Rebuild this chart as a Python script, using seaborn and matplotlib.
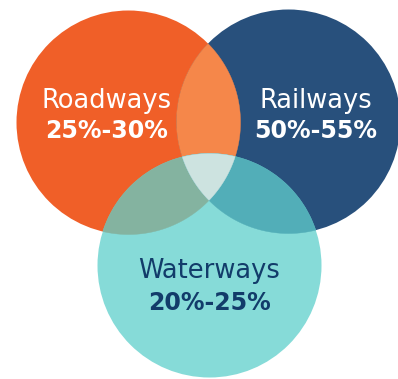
import numpy as np
import matplotlib
matplotlib.use("Agg")
import matplotlib.pyplot as plt
from matplotlib.patches import Circle, Polygon
import seaborn as sns

# ---- data ----
categories = ["Roadways", "Railways", "Waterways"]
shares = ["25%-30%", "50%-55%", "20%-25%"]

# ---- styling / layout (pixel coordinates) ----
centers = [(128.5, 122.5), (288.5, 121.5), (209.5, 265.5)]
radius = 112.0
fill_colors = ["#F05F28", "#28507C", "#86DBD8"]
pair_colors = {(0, 1): "#F5874A", (0, 2): "#84B3A0", (1, 2): "#52AEB8"}
triple_color = "#CDE3E0"
text_colors = ["white", "white", "#123C6A"]
name_pos = [(107, 108), (316, 108), (209, 278)]
share_pos = [(107, 138), (316, 138), (209, 310)]

sns.set_theme(style="white")
plt.rcParams["font.family"] = ["DejaVu Sans"]

fig = plt.figure(figsize=(3.98, 3.79), dpi=100)
ax = fig.add_axes([0, 0, 1, 1])
ax.set_xlim(0, 398)
ax.set_ylim(379, 0)
ax.set_aspect("equal")
ax.axis("off")


def inside(p, idx):
    cx, cy = centers[idx]
    return (p[0] - cx) ** 2 + (p[1] - cy) ** 2 <= radius ** 2 + 1e-6


def intersection_poly(ids):
    pts = []
    t = np.linspace(0, 2 * np.pi, 2000, endpoint=False)
    for i in ids:
        cx, cy = centers[i]
        for a in t:
            p = (cx + radius * np.cos(a), cy + radius * np.sin(a))
            if all(inside(p, j) for j in ids if j != i):
                pts.append(p)
    pts = np.array(pts)
    c = pts.mean(axis=0)
    ang = np.arctan2(pts[:, 1] - c[1], pts[:, 0] - c[0])
    return pts[np.argsort(ang)]


for i, (c, col) in enumerate(zip(centers, fill_colors)):
    ax.add_patch(Circle(c, radius, facecolor=col, edgecolor="none", lw=0, zorder=1))

for (i, j), col in pair_colors.items():
    ax.add_patch(Polygon(intersection_poly([i, j]), closed=True, facecolor=col,
                         edgecolor=col, lw=0.3, zorder=2))

ax.add_patch(Polygon(intersection_poly([0, 1, 2]), closed=True, facecolor=triple_color,
                     edgecolor=triple_color, lw=0.3, zorder=3))

for k in range(3):
    ax.text(name_pos[k][0], name_pos[k][1], categories[k], ha="center", va="baseline",
            fontsize=18.5, fontweight="normal", color=text_colors[k], zorder=5)
    ax.text(share_pos[k][0], share_pos[k][1], shares[k], ha="center", va="baseline",
            fontsize=17, fontweight="bold", color=text_colors[k], zorder=5)

fig.savefig("out.png", dpi=100, facecolor="white")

# Set problem
Output exactly the span of lines from the top of the listing through the line holding "share_pos = [(107, 138), (316, 138), (209, 310)]", and leave every picture out.

# Reply
Rebuild this chart as a Python script, using seaborn and matplotlib.
import numpy as np
import matplotlib
matplotlib.use("Agg")
import matplotlib.pyplot as plt
from matplotlib.patches import Circle, Polygon
import seaborn as sns

# ---- data ----
categories = ["Roadways", "Railways", "Waterways"]
shares = ["25%-30%", "50%-55%", "20%-25%"]

# ---- styling / layout (pixel coordinates) ----
centers = [(128.5, 122.5), (288.5, 121.5), (209.5, 265.5)]
radius = 112.0
fill_colors = ["#F05F28", "#28507C", "#86DBD8"]
pair_colors = {(0, 1): "#F5874A", (0, 2): "#84B3A0", (1, 2): "#52AEB8"}
triple_color = "#CDE3E0"
text_colors = ["white", "white", "#123C6A"]
name_pos = [(107, 108), (316, 108), (209, 278)]
share_pos = [(107, 138), (316, 138), (209, 310)]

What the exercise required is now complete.